## Work to complete
Copy exactly the lines that run from the top of the listing to the line containing "f_step = 0.0025", both ends included, and omit the pictures.

## Data section

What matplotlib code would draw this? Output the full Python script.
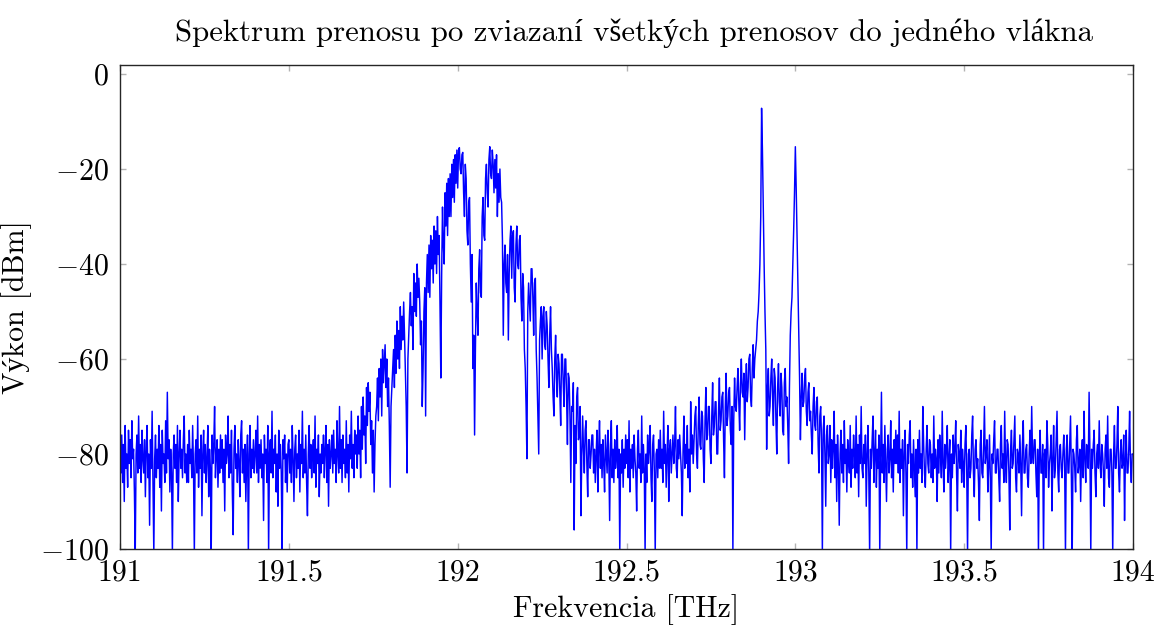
import matplotlib
matplotlib.use("Agg")
import matplotlib.pyplot as plt
from matplotlib.ticker import FormatStrFormatter
import numpy as np

plt.rcParams['font.family'] = ['cmr10', 'Liberation Serif']
plt.rcParams['mathtext.fontset'] = 'cm'
plt.rcParams['axes.formatter.use_mathtext'] = True

#
# Spectrum: one row per 0.1 THz, step 0.0025 THz
#
f_start = 191.0
f_step = 0.0025

power_rows = [
    # 191.0
    [-79,-84,-76,-86,-78,-90,-74,-83,-80,-87,-75,-82,-77,-85,-73,-81,-79,-88,-101,-80,
     -76,-84,-72,-83,-78,-86,-75,-81,-84,-77,-89,-79,-74,-85,-80,-95,-77,-83,-71,-86],
    # 191.1
    [-101,-81,-76,-85,-79,-83,-74,-87,-78,-92,-75,-82,-80,-86,-73,-84,-67,-81,-77,-88,
     -79,-84,-101,-80,-76,-83,-78,-86,-74,-90,-80,-75,-83,-79,-85,-77,-72,-84,-80,-86],
    # 191.2
    [-78,-86,-75,-82,-79,-85,-74,-83,-101,-80,-77,-84,-72,-87,-79,-83,-76,-93,-80,-75,
     -84,-78,-86,-81,-74,-89,-79,-83,-101,-76,-82,-78,-70,-85,-80,-77,-87,-79,-84,-76],
    # 191.3
    [-83,-77,-86,-79,-92,-76,-82,-80,-72,-85,-78,-84,-75,-88,-97,-79,-74,-83,-80,-86,
     -77,-82,-89,-76,-73,-84,-79,-86,-78,-90,-81,-76,-101,-80,-74,-85,-79,-83,-77,-84],
    # 191.4
    [-80,-75,-84,-72,-86,-78,-83,-77,-85,-80,-94,-76,-82,-79,-86,-74,-101,-80,-77,-84,
     -71,-85,-79,-82,-76,-88,-80,-91,-75,-83,-78,-84,-101,-77,-81,-76,-86,-80,-88,-78],
    # 191.5
    [-77,-84,-79,-86,-74,-81,-90,-79,-76,-85,-80,-83,-75,-88,-78,-82,-71,-85,-79,-84,
     -76,-86,-93,-80,-74,-83,-78,-85,-80,-77,-84,-72,-87,-79,-82,-76,-89,-80,-84,-78],
    # 191.6
    [-82,-76,-85,-79,-74,-86,-78,-91,-77,-83,-80,-76,-84,-75,-82,-79,-86,-73,-80,-84,
     -70,-83,-77,-86,-76,-82,-79,-85,-73,-84,-78,-88,-76,-81,-71,-83,-78,-85,-75,-80],
    # 191.7
    [-76,-83,-72,-80,-75,-85,-70,-79,-68,-76,-72,-82,-66,-74,-65,-71,-67,-78,-73,-84,
     -75,-88,-78,-72,-70,-64,-73,-62,-68,-60,-72,-58,-65,-61,-57,-66,-60,-70,-64,-74],
    # 191.8
    [-87,-70,-66,-62,-58,-66,-55,-63,-52,-60,-54,-62,-49,-58,-51,-56,-48,-55,-63,-70,
     -84,-60,-55,-50,-46,-53,-49,-58,-42,-50,-44,-51,-40,-47,-43,-48,-57,-52,-70,-62],
    # 191.9
    [-50,-45,-72,-44,-38,-46,-36,-47,-34,-41,-35,-44,-32,-40,-33,-42,-30,-38,-34,-48,
     -64,-42,-28,-36,-40,-25,-32,-23,-34,-22,-30,-21,-30,-19,-26,-18,-27,-17,-23,-16],
    # 192.0
    [-24,-16,-15.5,-20,-21,-17,-16.5,-25,-30,-19,-22,-33,-36,-27,-26,-40,-48,-38,-62,-55,
     -76,-58,-44,-50,-55,-41,-37,-46,-47,-30,-26,-34,-35,-22,-19,-25,-28,-18,-15.3,-21],
    # 192.1
    [-22,-16,-19,-25,-18,-24,-17,-30,-21,-27,-20,-26,-27,-35,-55,-40,-36,-44,-46,-38,
     -56,-42,-35,-32,-43,-34,-33,-45,-48,-36,-32,-40,-41,-35,-34,-47,-52,-42,-45,-58],
    # 192.2
    [-62,-70,-81,-50,-44,-48,-52,-41,-41,-47,-55,-44,-43,-58,-64,-72,-80,-56,-52,-49,
     -60,-51,-49,-57,-58,-50,-53,-60,-66,-55,-49,-58,-62,-68,-72,-60,-55,-64,-68,-59],
    # 192.3
    [-61,-67,-74,-59,-59,-65,-70,-60,-60,-68,-78,-63,-64,-72,-86,-70,-71,-65,-96,-74,
     -82,-68,-66,-77,-76,-70,-93,-80,-72,-79,-84,-75,-73,-82,-89,-77,-77,-83,-80,-76],
    # 192.4
    [-76,-84,-79,-86,-80,-75,-88,-79,-73,-83,-78,-85,-77,-82,-88,-76,-80,-84,-75,-81,
     -94,-78,-73,-85,-79,-86,-77,-83,-81,-74,-85,-79,-101,-80,-84,-77,-87,-79,-83,-76],
    # 192.5
    [-82,-77,-85,-73,-88,-79,-83,-78,-85,-76,-81,-84,-92,-79,-75,-83,-80,-86,-72,-84,
     -78,-83,-101,-80,-86,-76,-82,-79,-74,-85,-90,-78,-76,-84,-101,-80,-79,-85,-77,-83],
    # 192.6
    [-75,-83,-79,-86,-71,-82,-78,-87,-80,-74,-90,-79,-77,-84,-80,-76,-82,-78,-70,-83,
     -85,-77,-81,-76,-80,-84,-93,-79,-72,-83,-78,-82,-74,-85,-79,-88,-69,-80,-76,-82],
    # 192.7
    [-77,-72,-70,-80,-83,-74,-68,-78,-79,-71,-72,-81,-86,-73,-66,-77,-76,-70,-70,-79,
     -82,-72,-65,-76,-74,-69,-69,-80,-80,-71,-64,-75,-73,-68,-67,-77,-85,-70,-63,-74],
    # 192.8
    [-72,-67,-66,-75,-78,-70,-101,-73,-64,-70,-71,-66,-62,-69,-75,-65,-60,-67,-68,-63,
     -77,-66,-61,-69,-66,-60,-59,-68,-70,-62,-57,-64,-60,-58,-56,-52,-50,-46,-40,-30],
    # 192.9
    [-7.2,-16,-28,-40,-50,-58,-79,-66,-62,-72,-70,-64,-60,-68,-74,-62,-64,-73,-80,-66,
     -61,-69,-72,-63,-66,-75,-76,-65,-62,-70,-68,-74,-82,-66,-55,-50,-47,-40,-33,-25],
    # 193.0
    [-15.3,-24,-34,-45,-55,-64,-77,-68,-63,-70,-69,-64,-62,-71,-74,-67,-65,-73,-71,-76,
     -80,-70,-66,-74,-75,-69,-68,-78,-84,-72,-70,-77,-101,-75,-72,-80,-91,-76,-74,-82],
    # 193.1
    [-80,-74,-86,-77,-83,-79,-71,-85,-78,-90,-76,-82,-95,-80,-75,-84,-78,-86,-73,-82,
     -79,-88,-77,-81,-84,-74,-87,-79,-83,-76,-80,-85,-72,-84,-78,-89,-76,-82,-70,-83],
    # 193.2
    [-85,-78,-82,-76,-91,-80,-74,-84,-101,-79,-83,-77,-72,-86,-80,-75,-87,-79,-83,-76,
     -101,-81,-67,-84,-78,-86,-74,-82,-90,-79,-76,-84,-81,-73,-85,-79,-88,-77,-82,-75],
    # 193.3
    [-82,-76,-84,-71,-86,-79,-83,-77,-93,-80,-75,-84,-101,-78,-82,-76,-73,-85,-80,-87,
     -77,-83,-89,-79,-101,-77,-84,-75,-83,-80,-86,-70,-78,-84,-87,-79,-74,-82,-84,-77],
    # 193.4
    [-78,-85,-80,-86,-72,-83,-79,-81,-90,-77,-84,-76,-80,-85,-71,-82,-88,-78,-83,-79,
     -74,-86,-81,-77,-101,-80,-85,-76,-82,-79,-73,-84,-92,-78,-80,-83,-75,-86,-79,-82],
    # 193.5
    [-87,-78,-74,-83,-101,-80,-79,-85,-83,-76,-72,-84,-89,-79,-77,-83,-81,-86,-94,-78,
     -75,-84,-85,-79,-70,-82,-80,-77,-88,-83,-76,-85,-101,-80,-82,-77,-73,-84,-84,-79],
    # 193.6
    [-79,-85,-90,-78,-74,-83,-80,-86,-71,-82,-86,-77,-78,-84,-96,-79,-75,-83,-82,-77,
     -72,-85,-88,-79,-80,-84,-76,-82,-93,-78,-73,-84,-84,-79,-78,-85,-87,-80,-75,-82],
    # 193.7
    [-70,-80,-82,-77,-77,-84,-89,-79,-101,-81,-75,-84,-84,-78,-101,-80,-79,-85,-73,-78,
     -87,-82,-80,-76,-92,-81,-74,-85,-83,-77,-71,-84,-88,-79,-78,-83,-85,-80,-76,-82],
    # 193.8
    [-101,-79,-76,-84,-84,-78,-72,-85,-101,-79,-80,-83,-88,-77,-74,-84,-82,-79,-90,-80,
     -77,-85,-71,-81,-86,-78,-79,-83,-67,-80,-101,-79,-83,-78,-75,-84,-89,-80,-78,-83],
    # 193.9
    [-73,-82,-85,-78,-80,-84,-91,-79,-76,-83,-72,-85,-87,-79,-79,-84,-101,-80,-74,-83,
     -83,-78,-70,-84,-88,-80,-77,-83,-82,-76,-94,-81,-75,-84,-84,-79,-71,-82,-86,-80],
    # 194.0
    [-80],
]

for k, row in enumerate(power_rows[:-1]):
    assert len(row) == 40, (k, len(row))

power_dbm = np.concatenate(power_rows)
freq_thz = f_start + f_step*np.arange(len(power_dbm))

fig = plt.figure(figsize=(11.69, 6.30), dpi=100)
ax = fig.add_axes([0.1027, 0.1286, 0.8665, 0.7682])

ax.plot(freq_thz, power_dbm, color='#0000ff', linewidth=1.05)

ax.set_xlim(191, 194)
ax.set_ylim(-100, 1.9)
ax.set_xticks([191, 191.5, 192, 192.5, 193, 193.5, 194])
ax.set_yticks([0, -20, -40, -60, -80, -100])
ax.xaxis.set_major_formatter(FormatStrFormatter('%g'))

ax.tick_params(direction='in', top=True, right=True, length=4.5, width=1,
               color='0.7', labelsize=21.5)
ax.tick_params(axis='x', pad=7)
ax.tick_params(axis='y', pad=8)
for s in ax.spines.values():
    s.set_linewidth(1.0)
    s.set_color('0.15')

ax.set_xlabel('Frekvencia [THz]', fontsize=21.5, labelpad=6)
ax.set_ylabel('Výkon [dBm]', fontsize=21.5, labelpad=6)
ax.set_title('Spektrum prenosu po zviazaní všetkých prenosov do jedného vlákna',
             fontsize=22.2, pad=17, x=0.507)

fig.savefig('out.png', dpi=100)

## The output
What matplotlib code would draw this? Output the full Python script.
import matplotlib
matplotlib.use("Agg")
import matplotlib.pyplot as plt
from matplotlib.ticker import FormatStrFormatter
import numpy as np

plt.rcParams['font.family'] = ['cmr10', 'Liberation Serif']
plt.rcParams['mathtext.fontset'] = 'cm'
plt.rcParams['axes.formatter.use_mathtext'] = True

#
# Spectrum: one row per 0.1 THz, step 0.0025 THz
#
f_start = 191.0
f_step = 0.0025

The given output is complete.